The film was shot at Southall Studios with sets designed by the art director Wilfred Arnold.

It was one of only a few movies starring Reg Dixon. It was one of several comedies featuring Belinda Lee.

==Reception==
The Monthly Film Bulletin wrote: "Unfortunately the action does not fizz; the bubbles never quite come to the surface; and there is the inevitable song and dance dream sequence, which might be dispensed with. Reg Dixon, as the inventor, and Lionel Jeffries, as the village tobacconist, play quite amiably"

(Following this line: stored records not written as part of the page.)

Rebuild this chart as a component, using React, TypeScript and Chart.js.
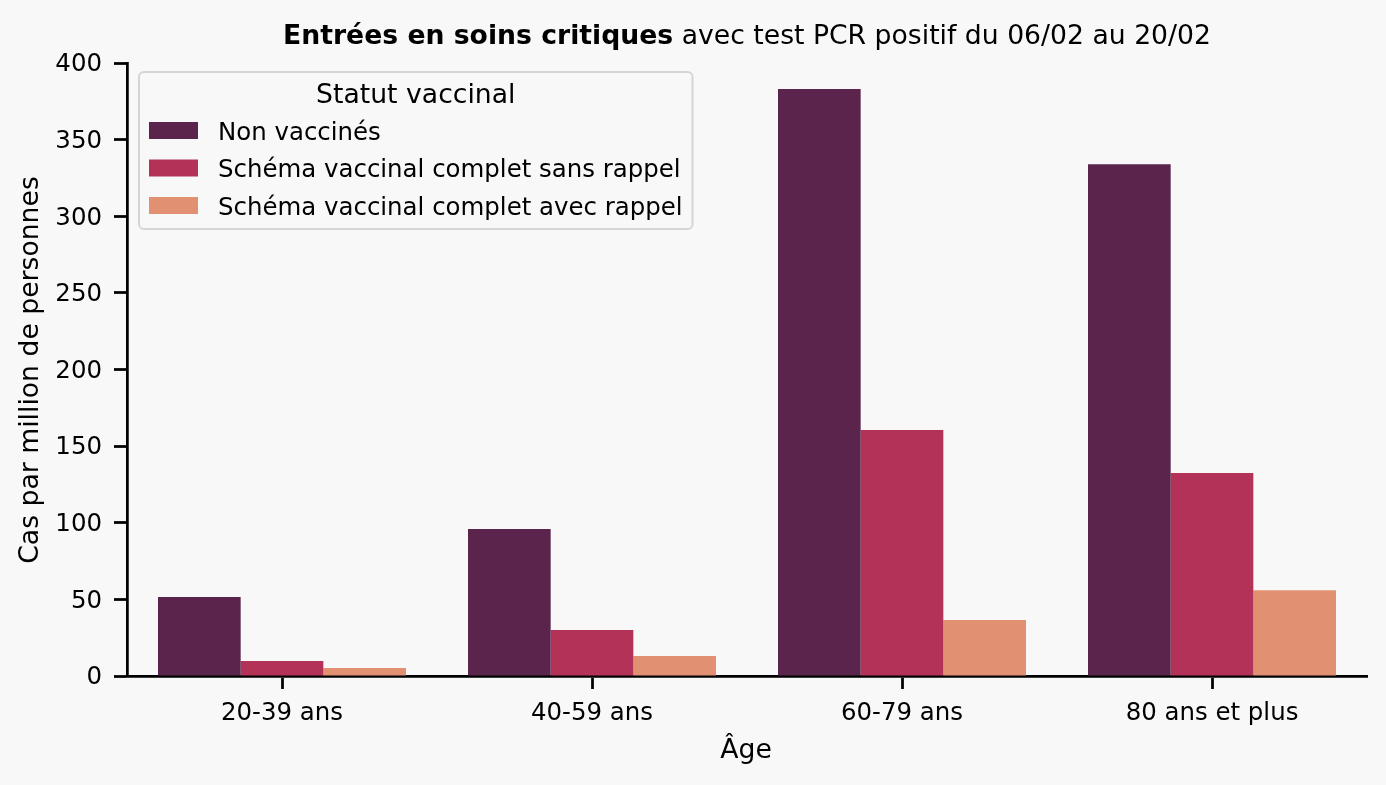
import React, { useEffect, useRef } from 'react';
import { Chart, registerables } from 'chart.js';

Chart.register(...registerables);

const categories = ['20-39 ans', '40-59 ans', '60-79 ans', '80 ans et plus'];
const seriesLabels = [
  'Non vaccinés',
  'Schéma vaccinal complet sans rappel',
  'Schéma vaccinal complet avec rappel',
];
const nonVaccines = [51.5, 96, 383, 334];
const sansRappel = [9.8, 30, 160.5, 132.5];
const avecRappel = [5.2, 13, 36.5, 56];
const seriesColors = ['#5a244c', '#b33258', '#e29072'];
const yMin = 0;
const yMax = 400;
const yStep = 50;
const titleBold = 'Entrées en soins critiques';
const titleRest = ' avec test PCR positif du 06/02 au 20/02';
const legendTitle = 'Statut vaccinal';
const xTitle = 'Âge';
const yTitle = 'Cas par million de personnes';

const FONT = "'DejaVu Sans', sans-serif";
const BG = '#f8f8f8';
const SMALL = 24.44;
const LARGE = 26.67;

const bgPlugin = {
  id: 'bg',
  beforeDraw(chart: any) {
    const ctx = chart.ctx;
    ctx.save();
    ctx.fillStyle = BG;
    ctx.fillRect(0, 0, chart.width, chart.height);
    ctx.restore();
  },
};

const textPlugin = {
  id: 'texts',
  afterDraw(chart: any) {
    const ctx = chart.ctx;
    const area = chart.chartArea;
    const cx = (area.left + area.right) / 2;
    const cy = (area.top + area.bottom) / 2;
    ctx.save();
    ctx.fillStyle = '#000';
    ctx.textBaseline = 'alphabetic';
    ctx.textAlign = 'left';
    // title with bold prefix
    ctx.font = `bold ${LARGE}px ${FONT}`;
    const wb = ctx.measureText(titleBold).width;
    ctx.font = `${LARGE}px ${FONT}`;
    const wr = ctx.measureText(titleRest).width;
    const x0 = cx - (wb + wr) / 2;
    ctx.font = `bold ${LARGE}px ${FONT}`;
    ctx.fillText(titleBold, x0, 44);
    ctx.font = `${LARGE}px ${FONT}`;
    ctx.fillText(titleRest, x0 + wb, 44);
    // x title
    ctx.textAlign = 'center';
    ctx.fillText(xTitle, cx - 1, 758);
    // y title
    ctx.save();
    ctx.translate(38, cy + 0.5);
    ctx.rotate(-Math.PI / 2);
    ctx.fillText(yTitle, 0, 0);
    ctx.restore();
    ctx.restore();
  },
};

const legendPlugin = {
  id: 'boxLegend',
  afterDraw(chart: any) {
    const ctx = chart.ctx;
    const area = chart.chartArea;
    const left = area.left + 12;
    const top = area.top + 9;
    ctx.save();
    ctx.font = `${SMALL}px ${FONT}`;
    let maxW = 0;
    chart.data.datasets.forEach((d: any) => {
      maxW = Math.max(maxW, ctx.measureText(d.label).width);
    });
    const width = 79 + maxW + 10;
    const height = 157;
    const r = 5;
    ctx.beginPath();
    ctx.moveTo(left + r, top);
    ctx.lineTo(left + width - r, top);
    ctx.arcTo(left + width, top, left + width, top + r, r);
    ctx.lineTo(left + width, top + height - r);
    ctx.arcTo(left + width, top + height, left + width - r, top + height, r);
    ctx.lineTo(left + r, top + height);
    ctx.arcTo(left, top + height, left, top + height - r, r);
    ctx.lineTo(left, top + r);
    ctx.arcTo(left, top, left + r, top, r);
    ctx.closePath();
    ctx.fillStyle = 'rgba(248,248,248,0.8)';
    ctx.fill();
    ctx.strokeStyle = 'rgba(204,204,204,0.8)';
    ctx.lineWidth = 2;
    ctx.stroke();

    ctx.fillStyle = '#000';
    ctx.font = `${LARGE}px ${FONT}`;
    ctx.textAlign = 'center';
    ctx.textBaseline = 'alphabetic';
    ctx.fillText(legendTitle, left + width / 2, top + 31.3);

    ctx.font = `${SMALL}px ${FONT}`;
    ctx.textAlign = 'left';
    chart.data.datasets.forEach((d: any, i: number) => {
      const rowC = top + 58.5 + i * 37.5;
      ctx.fillStyle = d.backgroundColor;
      ctx.fillRect(left + 10, rowC - 8.5, 49, 17);
      ctx.fillStyle = '#000';
      ctx.fillText(d.label, left + 79, rowC + 9);
    });
    ctx.restore();
  },
};

export default function App() {
  const ref = useRef<HTMLCanvasElement | null>(null);
  useEffect(() => {
    document.body.style.margin = '0';
    document.body.style.background = BG;
    if (!ref.current) return;
    const seriesValues = [nonVaccines, sansRappel, avecRappel];
    const chart = new Chart(ref.current, {
      type: 'bar',
      data: {
        labels: categories,
        datasets: seriesLabels.map((label, i) => ({
          label,
          data: seriesValues[i],
          backgroundColor: seriesColors[i],
          borderWidth: 0,
          barPercentage: 1,
          categoryPercentage: 0.8,
        })),
      },
      options: {
        responsive: false,
        animation: false,
        devicePixelRatio: 1,
        layout: { padding: { top: 63, right: 19, left: 0, bottom: 0 } },
        plugins: {
          legend: { display: false },
          title: { display: false },
          tooltip: { enabled: false },
        },
        scales: {
          x: {
            grid: {
              offset: false,
              drawOnChartArea: false,
              drawTicks: true,
              tickLength: 13,
              tickWidth: 2.75,
              tickColor: '#000',
            },
            border: { display: true, color: '#000', width: 2.75 },
            ticks: {
              color: '#000',
              font: { family: FONT, size: SMALL },
              padding: 10,
            },
            title: { display: false },
            afterFit: (s: any) => {
              s.height = 109;
            },
          },
          y: {
            min: yMin,
            max: yMax,
            grid: {
              drawOnChartArea: false,
              drawTicks: true,
              tickLength: 13,
              tickWidth: 2.75,
              tickColor: '#000',
            },
            border: { display: true, color: '#000', width: 2.75 },
            ticks: {
              stepSize: yStep,
              color: '#000',
              font: { family: FONT, size: SMALL },
              padding: 12,
              labelOffset: 2,
            },
            title: { display: false },
            afterFit: (s: any) => {
              s.width = 127;
            },
          },
        },
      },
      plugins: [bgPlugin, textPlugin, legendPlugin],
    });
    return () => chart.destroy();
  }, []);
  return (
    <div style={{ position: 'fixed', left: 0, top: 0, width: 1386, height: 785, background: BG }}>
      <canvas ref={ref} width={1386} height={785} style={{ display: 'block' }} />
    </div>
  );
}
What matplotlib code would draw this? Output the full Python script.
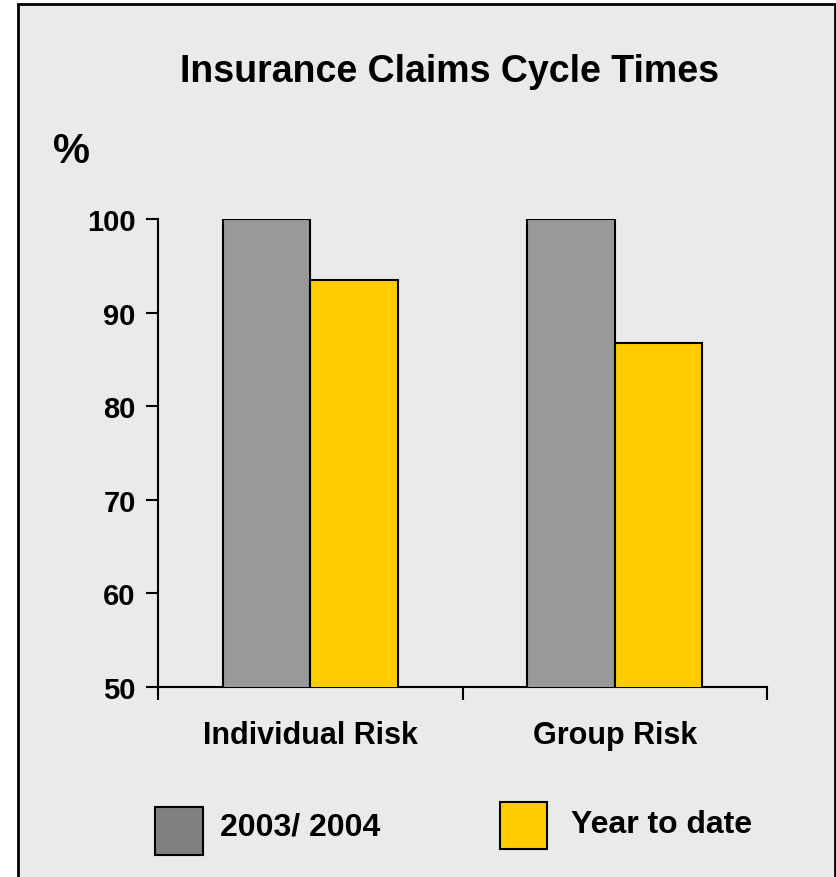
import matplotlib
matplotlib.use("Agg")
import matplotlib.pyplot as plt
from matplotlib.patches import Rectangle
import numpy as np

categories = ["Individual Risk", "Group Risk"]
series_names = ["2003/ 2004", "Year to date"]
values_2003 = [100, 100]
values_ytd = [93.5, 86.8]
yticks = [50, 60, 70, 80, 90, 100]

bar_colors = ["#999999", "#FFCC00"]
legend_colors = ["#808080", "#FFCC00"]
bg = "#EAEAEA"

plt.rcParams['font.family'] = ['Liberation Sans', 'DejaVu Sans']
plt.rcParams['font.weight'] = 'bold'

W, H = 836, 878
fig = plt.figure(figsize=(W/100, H/100), dpi=100, facecolor="white")

# background panel with border
fig.add_artist(Rectangle((18/W, -0.01), (835-18)/W, 1.01 - 5/H,
                         transform=fig.transFigure, facecolor=bg,
                         edgecolor="black", linewidth=2, zorder=-10))

ax = fig.add_axes([158/W, 1-688/H, (767-158)/W, (688-220)/H])
ax.set_facecolor("none")

x = np.arange(len(categories))
bw = 0.287
ax.bar(x - bw/2, values_2003, bw, color=bar_colors[0], edgecolor="black", linewidth=1.5, zorder=3)
ax.bar(x + bw/2, values_ytd, bw, color=bar_colors[1], edgecolor="black", linewidth=1.5, zorder=3)

ax.set_xlim(-0.5, 1.5)
ax.set_ylim(50, 100)
ax.set_yticks(yticks)
ax.set_yticklabels([str(v) for v in yticks], fontsize=21, fontweight='bold')
ax.set_xticks([-0.5, 0.5, 1.5])
ax.set_xticklabels([])
ax.set_xticks(x, minor=True)
ax.set_xticklabels(categories, minor=True, fontsize=22, fontweight='bold')
ax.tick_params(axis='x', which='minor', length=0, pad=24)
ax.tick_params(axis='x', which='major', direction='out', length=9, width=1.5)
ax.tick_params(axis='y', direction='out', length=9, width=1.5, pad=7)
for s in ["top", "right"]:
    ax.spines[s].set_visible(False)
for s in ["left", "bottom"]:
    ax.spines[s].set_linewidth(1.5)

fig.text(450/W, 1-72/H, "Insurance Claims Cycle Times", ha="center", va="center",
         fontsize=27, fontweight="bold")
fig.text(72/W, 1-152/H, "%", ha="center", va="center", fontsize=30, fontweight="bold")

# legend
fig.add_artist(Rectangle((155/W, 1-856/H), 48/W, 48/H, transform=fig.transFigure,
                         facecolor=legend_colors[0], edgecolor="black", linewidth=1.5))
fig.text(220/W, 1-828/H, series_names[0], ha="left", va="center", fontsize=23, fontweight="bold")
fig.add_artist(Rectangle((500/W, 1-850/H), 47/W, 47/H, transform=fig.transFigure,
                         facecolor=legend_colors[1], edgecolor="black", linewidth=1.5))
fig.text(571/W, 1-825/H, series_names[1], ha="left", va="center", fontsize=23, fontweight="bold")

fig.savefig("out.png", dpi=100, facecolor="white")
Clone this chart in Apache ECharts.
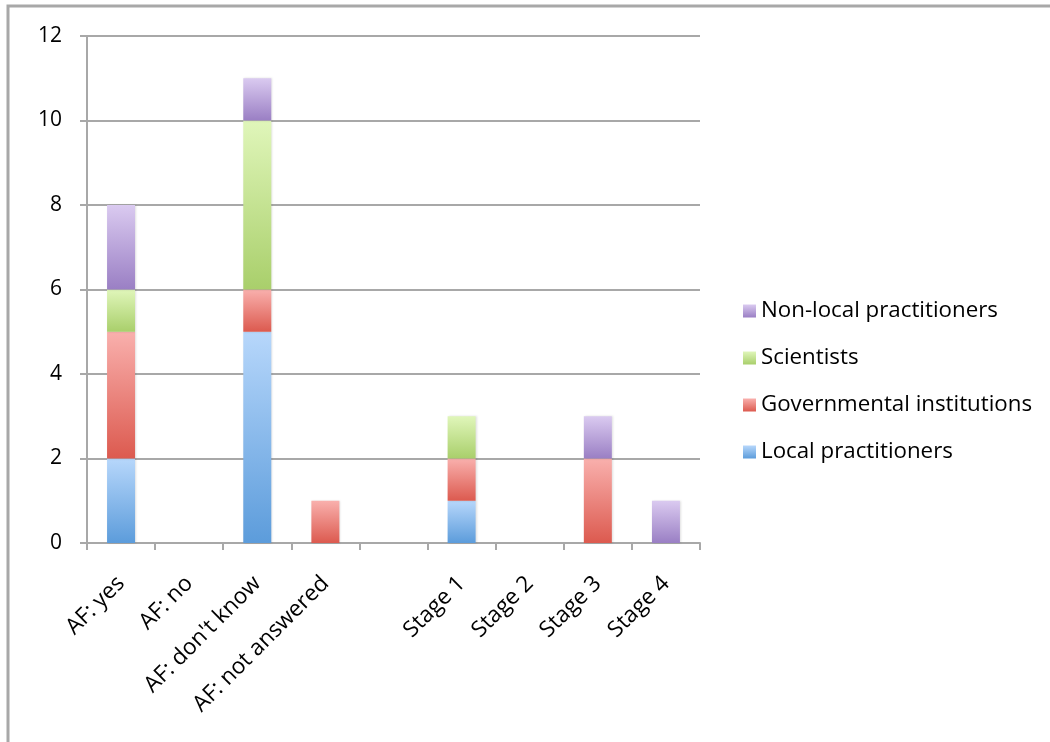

Kine Weekly wrote: "The picture, a queer mixture of the amateurish and the slick, has its moments, but they barely outweigh its flat spots. Reg Dixon works tirelessly and sings occasionally, yet finds the going rough as Reg, but Lionel Jeffries draws amusing character as Pogson, Myrtle Rowe effectively plays hard to get as Milly, and Belinda Lee introduces a touch of sex as a sweater girl sccretary. The rest are so-so. The second half is infinitely brighter than the first and luckily enables it to end on a lively note. In all, a harmless, typically English romp."

Picture Show wrote: "Reg Dixon makes one of his rare film appearances in this bright comedy as a chemist who invents an anti-smoking pill. Amusing performances also come from Lionel Jeffries, Myrtle Rowe and Belinda Lee. There are pleasant tunes."

The Radio Times Guide to Films gave the film 2/5 stars, writing: "Notable only for its anti-smoking theme in a period where no one bothered about puffing away on a cigarette, this gentle comedy ends up a wasted opportunity, though the cast give their all."

In British Sound Films: The Studio Years 1928–1959 David Quinlan rated the film as "mediocre", writing: "Potty comedy doesn't catch fire."